■ **THE TASK**
Only the number is wanted: how many lines in the data contain "chart"?

[BEGIN]

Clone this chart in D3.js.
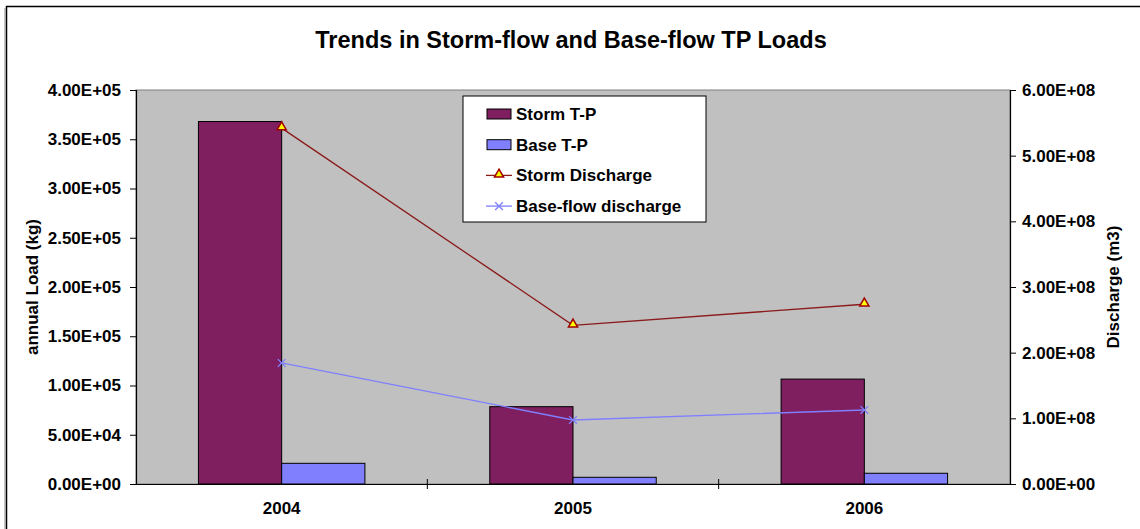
<!DOCTYPE html>
<html>
<head>
<meta charset="utf-8">
<script src="https://cdn.jsdelivr.net/npm/d3@7/dist/d3.min.js"></script>
<style>
  body { margin: 0; background: #fff; }
  text { font-family: Arial, "Liberation Sans", sans-serif; font-weight: bold; fill: #000; }
</style>
</head>
<body>
<svg id="chart" width="1140" height="529"></svg>
<script>
const years = ['2004', '2005', '2006'];
const stormTP = [368000, 78500, 106500];
const baseTP = [21000, 6800, 10900];
const stormDischarge = [542000000, 241700000, 273700000];
const baseDischarge = [184300000, 97500000, 112700000];
const leftTicks = [0, 50000, 100000, 150000, 200000, 250000, 300000, 350000, 400000];
const rightTicks = [0, 100000000, 200000000, 300000000, 400000000, 500000000, 600000000];

const svg = d3.select('#chart');
const margin = { top: 90, right: 130, bottom: 45, left: 136 };
const width = 1140 - margin.left - margin.right;   // 874
const height = 529 - margin.top - margin.bottom;    // 394

// outer frame (right/bottom edges fall outside the picture)
svg.append('rect')
  .attr('x', 6.5).attr('y', 6.5)
  .attr('width', 1150).attr('height', 560)
  .attr('fill', 'none')
  .attr('stroke', '#000')
  .attr('stroke-width', 1.5);
svg.append('line')
  .attr('x1', 5).attr('y1', 8).attr('x2', 5).attr('y2', 529)
  .attr('stroke', '#888').attr('stroke-width', 1);

svg.append('text')
  .attr('x', 571).attr('y', 48)
  .attr('text-anchor', 'middle')
  .style('font-size', '23.5px')
  .text('Trends in Storm-flow and Base-flow TP Loads');

const g = svg.append('g')
  .attr('transform', `translate(${margin.left},${margin.top})`);

const x0 = d3.scaleBand().domain(years).range([0, width]);
const x1 = d3.scaleBand().domain(['storm', 'base'])
  .range([0, x0.bandwidth()])
  .paddingOuter(0.75);
const yL = d3.scaleLinear().domain([0, 400000]).range([height, 0]);
const yR = d3.scaleLinear().domain([0, 600000000]).range([height, 0]);

// plot area
g.append('rect')
  .attr('width', width).attr('height', height)
  .attr('fill', '#c0c0c0')
  .attr('stroke', '#808080');

// bars
const barData = years.map((yr, i) => ({ yr, storm: stormTP[i], base: baseTP[i] }));
const groups = g.selectAll('.grp').data(barData).enter().append('g')
  .attr('transform', d => `translate(${x0(d.yr)},0)`);
groups.append('rect')
  .attr('x', x1('storm'))
  .attr('y', d => yL(d.storm))
  .attr('width', x1.bandwidth())
  .attr('height', d => height - yL(d.storm))
  .attr('fill', '#7f1f5f')
  .attr('stroke', '#000');
groups.append('rect')
  .attr('x', x1('base'))
  .attr('y', d => yL(d.base))
  .attr('width', x1.bandwidth())
  .attr('height', d => height - yL(d.base))
  .attr('fill', '#8080ff')
  .attr('stroke', '#000');

// axes
const fmt = d => d3.format('.2e')(d).replace(/e([+-])(\d)$/, 'E$10$2').replace('e', 'E');
const leftAxis = g.append('g')
  .call(d3.axisLeft(yL).tickValues(leftTicks).tickSize(6).tickPadding(9).tickFormat(fmt));
const rightAxis = g.append('g')
  .attr('transform', `translate(${width},0)`)
  .call(d3.axisRight(yR).tickValues(rightTicks).tickSize(6).tickPadding(6).tickFormat(fmt));
const bottomAxis = g.append('g')
  .attr('transform', `translate(0,${height})`)
  .call(d3.axisBottom(x0).tickSize(0).tickPadding(18));
[leftAxis, rightAxis, bottomAxis].forEach(a => {
  a.select('.domain').attr('stroke', '#000').attr('stroke-width', 1.2);
  a.selectAll('text').style('font-size', '17px').style('font-family', 'Arial, "Liberation Sans", sans-serif');
});

// category separator ticks on the x axis
g.selectAll('.xsep').data(years.slice(1)).enter().append('line')
  .attr('x1', d => x0(d)).attr('x2', d => x0(d))
  .attr('y1', height - 5).attr('y2', height + 5)
  .attr('stroke', '#000');

// lines
const cx = yr => x0(yr) + x0.bandwidth() / 2;
const stormPts = years.map((yr, i) => ({ yr, v: stormDischarge[i] }));
const basePts = years.map((yr, i) => ({ yr, v: baseDischarge[i] }));
const line = d3.line().x(d => cx(d.yr)).y(d => yR(d.v));

g.append('path').datum(stormPts)
  .attr('fill', 'none').attr('stroke', '#8b1a1a').attr('stroke-width', 1.3)
  .attr('d', line);
g.append('path').datum(basePts)
  .attr('fill', 'none').attr('stroke', '#7f7fff').attr('stroke-width', 1.3)
  .attr('d', line);

const tri = d3.symbol().type(d3.symbolTriangle).size(36);
g.selectAll('.tri').data(stormPts).enter().append('path')
  .attr('transform', d => `translate(${cx(d.yr)},${yR(d.v) - 1})`)
  .attr('d', tri)
  .attr('fill', '#ffff00').attr('stroke', '#a00000').attr('stroke-width', 1.5);
const cross = d3.symbol().type(d3.symbolX).size(40);
g.selectAll('.xm').data(basePts).enter().append('path')
  .attr('transform', d => `translate(${cx(d.yr)},${yR(d.v)})`)
  .attr('d', cross)
  .attr('fill', 'none').attr('stroke', '#7f7fff').attr('stroke-width', 1.3);

// axis titles
svg.append('text')
  .attr('transform', 'translate(38,287) rotate(-90)')
  .attr('text-anchor', 'middle')
  .style('font-size', '17px')
  .text('annual Load (kg)');
svg.append('text')
  .attr('transform', 'translate(1119,287) rotate(-90)')
  .attr('text-anchor', 'middle')
  .style('font-size', '17px')
  .text('Discharge (m3)');

// legend
const legend = svg.append('g').attr('transform', 'translate(463,96)');
legend.append('rect')
  .attr('width', 243).attr('height', 126)
  .attr('fill', '#fff').attr('stroke', '#000');
const items = [
  { name: 'Storm T-P', type: 'bar', color: '#7f1f5f' },
  { name: 'Base T-P', type: 'bar', color: '#8080ff' },
  { name: 'Storm Discharge', type: 'tri', color: '#8b1a1a' },
  { name: 'Base-flow discharge', type: 'x', color: '#7f7fff' }
];
items.forEach((it, i) => {
  const yy = 18 + i * 30.7;
  const row = legend.append('g').attr('transform', `translate(0,${yy})`);
  if (it.type === 'bar') {
    row.append('rect').attr('x', 24).attr('y', -5).attr('width', 24).attr('height', 10)
      .attr('fill', it.color).attr('stroke', '#000');
  } else {
    row.append('line').attr('x1', 23).attr('x2', 49).attr('y1', 0).attr('y2', 0)
      .attr('stroke', it.color).attr('stroke-width', 1.3);
    if (it.type === 'tri') {
      row.append('path').attr('transform', 'translate(36,-1)').attr('d', tri)
        .attr('fill', '#ffff00').attr('stroke', '#a00000').attr('stroke-width', 1.5);
    } else {
      row.append('path').attr('transform', 'translate(36,0)').attr('d', cross)
        .attr('fill', 'none').attr('stroke', it.color).attr('stroke-width', 1.3);
    }
  }
  row.append('text').attr('x', 53).attr('y', 0).attr('dy', '0.35em')
    .style('font-size', '17px').text(it.name);
});
</script>
</body>
</html>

[END]

■ **RIGHT ANSWER**
3